Saudi Arabia is usually referred to as an absolute monarchy. Therefore, you would think that King Abdullah is an absolute king with absolute powers. However, anyone familiar with things in this country would tell you this actually is not the case. Rather, the country is ruled through a consensus among the King, the royal family, tribal leaders as well as the religious establishment. Now being non-tribal, I’m not sure if tribal leaders still play a big role in this consensus, but the other two institutions are obviously very much involved in decision-making in the top level. No mention of the people here, of course, but that’s another post.

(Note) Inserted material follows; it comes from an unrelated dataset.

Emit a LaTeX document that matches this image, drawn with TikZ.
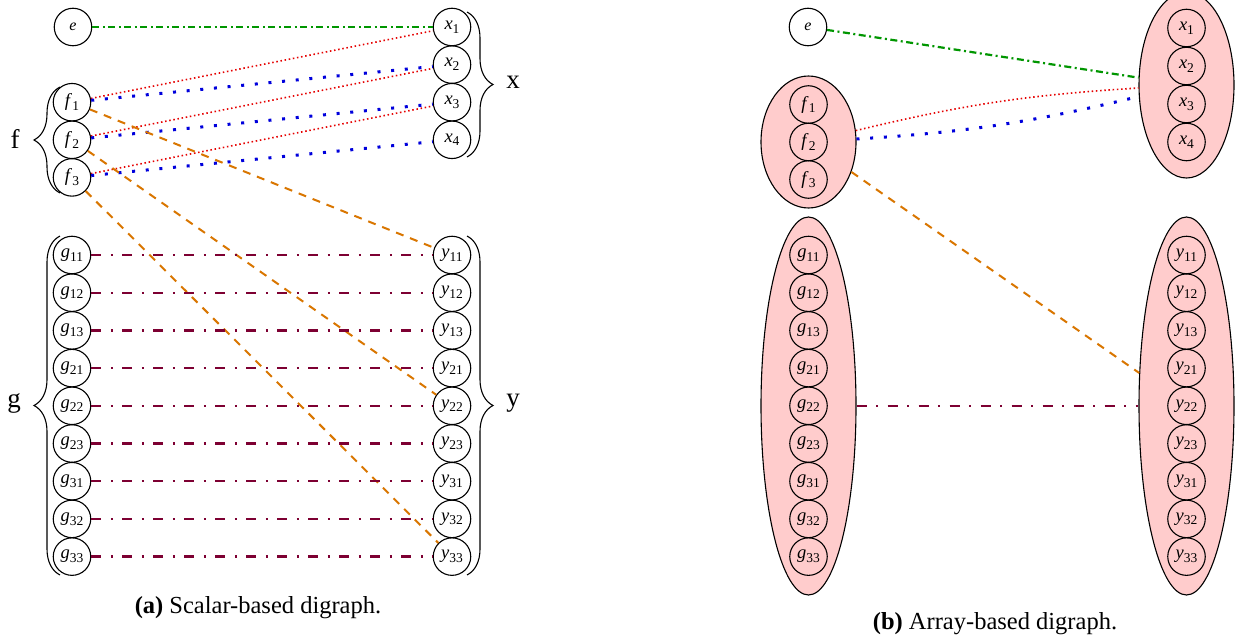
\documentclass[tikz,border=0pt]{standalone}
\usepackage{fontspec}
\setmainfont{Liberation Serif}
\usetikzlibrary{shapes.geometric,decorations.pathreplacing}
\definecolor{cgreen}{RGB}{0,150,0}
\definecolor{cred}{RGB}{230,0,0}
\definecolor{cblue}{RGB}{0,0,220}
\definecolor{corange}{RGB}{217,118,0}
\definecolor{cmaroon}{RGB}{125,0,50}
\definecolor{cpink}{RGB}{255,204,204}
\newcommand{\nl}[2]{\textit{#1}\raisebox{-3.8pt}{\fontsize{13.5}{13.5}\selectfont #2}}
\tikzset{
  vtx/.style={circle, draw, line width=1.1pt, minimum size=37.5pt, inner sep=0pt, font=\fontsize{18.5}{18.5}\selectfont},
  evtx/.style={vtx, font=\fontsize{16}{16}\selectfont},
  grp/.style={ellipse, draw, fill=cpink, line width=1.1pt, inner sep=0pt},
  greenline/.style={draw=cgreen, line width=2.2pt, dash pattern=on 7pt off 3.5pt on 2pt off 3.5pt},
  redline/.style={draw=cred, line width=1.6pt, dash pattern=on 1.5pt off 2.7pt},
  blueline/.style={draw=cblue, line width=3pt, dash pattern=on 3pt off 10.7pt},
  orangeline/.style={draw=corange, line width=2pt, dash pattern=on 8pt off 7pt},
  maroonline/.style={draw=cmaroon, line width=2.4pt, dash pattern=on 10pt off 9.5pt on 2pt off 9.5pt},
  bracestyle/.style={draw, line width=1.1pt, decorate, decoration={brace, amplitude=26pt}},
  bracelabel/.style={font=\fontsize{27}{27}\selectfont},
  caption/.style={font=\fontsize{24.5}{24.5}\selectfont, anchor=base}
}
\begin{document}
\begin{tikzpicture}[x=1pt,y=-1pt]
\clip (0,0) rectangle (1242,642);
\useasboundingbox (0,0) rectangle (1242,642);
\fill[white] (0,0) rectangle (1242,642);

% ---------- (a) scalar-based ----------
\node[evtx] (e) at (73,27) {\textit{e}};
\foreach \i/\yy in {1/27,2/64.6,3/102.2,4/139.8}{
  \node[vtx] (x\i) at (452,\yy) {\nl{x}{\i}};
}
\foreach \i/\yy in {1/102.2,2/139.8,3/177.4}{
  \node[vtx] (f\i) at (72,\yy) {\nl{f}{\i}};
}
\foreach \k/\yy in {11/255,12/292.7,13/330.4,21/368.1,22/405.8,23/443.5,31/481.2,32/518.9,33/556.6}{
  \node[vtx] (g\k) at (72,\yy) {\nl{g}{\k}};
  \node[vtx] (y\k) at (452,\yy) {\nl{y}{\k}};
}

\draw[greenline] (e) -- (x1);
\draw[redline] (f1) -- (x1);
\draw[redline] (f2) -- (x2);
\draw[redline] (f3) -- (x3);
\draw[blueline] (f1) -- (x2);
\draw[blueline] (f2) -- (x3);
\draw[blueline] (f3) -- (x4);
\draw[orangeline] (f1) -- (y11);
\draw[orangeline] (f2) -- (y22);
\draw[orangeline] (f3) -- (y33);
\foreach \k in {11,12,13,21,22,23,31,32,33}{
  \draw[maroonline] (g\k) -- (y\k);
}

% braces
\draw[bracestyle] (60,193) -- (60,87);
\draw[bracestyle] (467,12) -- (467,157);
\draw[bracestyle] (60,575) -- (60,236);
\draw[bracestyle] (467,236) -- (467,575);
\node[bracelabel] (lf) at (15,139) {f};
\node[bracelabel] (lx) at (513,82) {x};
\node[bracelabel] (lg) at (14,403) {g};
\node[bracelabel] (ly) at (513,403) {y};

\node[caption] (capA) at (258,613) {\textbf{(a)} Scalar-based digraph.};

% ---------- (b) array-based ----------
\node[grp, minimum width=95pt, minimum height=132pt] (F) at (808.5,142) {};
\node[grp, minimum width=95pt, minimum height=186pt] (X) at (1186.5,85) {};
\node[grp, minimum width=95pt, minimum height=378pt] (G) at (808.5,406) {};
\node[grp, minimum width=95pt, minimum height=378pt] (Y) at (1186.5,406) {};

\node[evtx] (eB) at (808,27) {\textit{e}};
\foreach \i/\yy in {1/28,2/66,3/104,4/142}{
  \node[vtx] (xb\i) at (1186.5,\yy) {\nl{x}{\i}};
}
\foreach \i/\yy in {1/104.5,2/142,3/179.5}{
  \node[vtx] (fb\i) at (808.5,\yy) {\nl{f}{\i}};
}
\foreach \k/\yy in {11/255,12/292.7,13/330.4,21/368.1,22/405.8,23/443.5,31/481.2,32/518.9,33/556.6}{
  \node[vtx] (gb\k) at (808.5,\yy) {\nl{g}{\k}};
  \node[vtx] (yb\k) at (1186.5,\yy) {\nl{y}{\k}};
}

\draw[greenline] (eB) -- (X);
\draw[redline] (F) to[bend left=5] (X);
\draw[blueline] (F) to[bend right=5] (X);
\draw[orangeline] (F) -- (Y);
\draw[maroonline] (G) -- (Y);

\node[caption] (capB) at (995,629) {\textbf{(b)} Array-based digraph.};
\end{tikzpicture}
\end{document}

Steven A. Cook, writing for Slate, says this is “one of the least understood but critically important factors that influence politics: informal institutions.” He continues:
It’s hard for outsiders—even those who live in Saudi Arabia—to see how this process works, because it is rooted in past practices around which certain norms and uncodified rules have developed. The unwritten exigency of consultation with the king’s disparate, and at times implicitly hostile, constituencies tends to constrain Abdallah’s policy options. Nevertheless, this is a tradeoff that Abdallah and other Saudi leaders are willing to make. According to Saudis, without this consultation, the cohesion and stability of the kingdom would be in jeopardy, raising the specter of a return to tribal conflict in the Arabian Peninsula. From this perspective, Saudi foot-dragging looks more like a measure of pragmatism.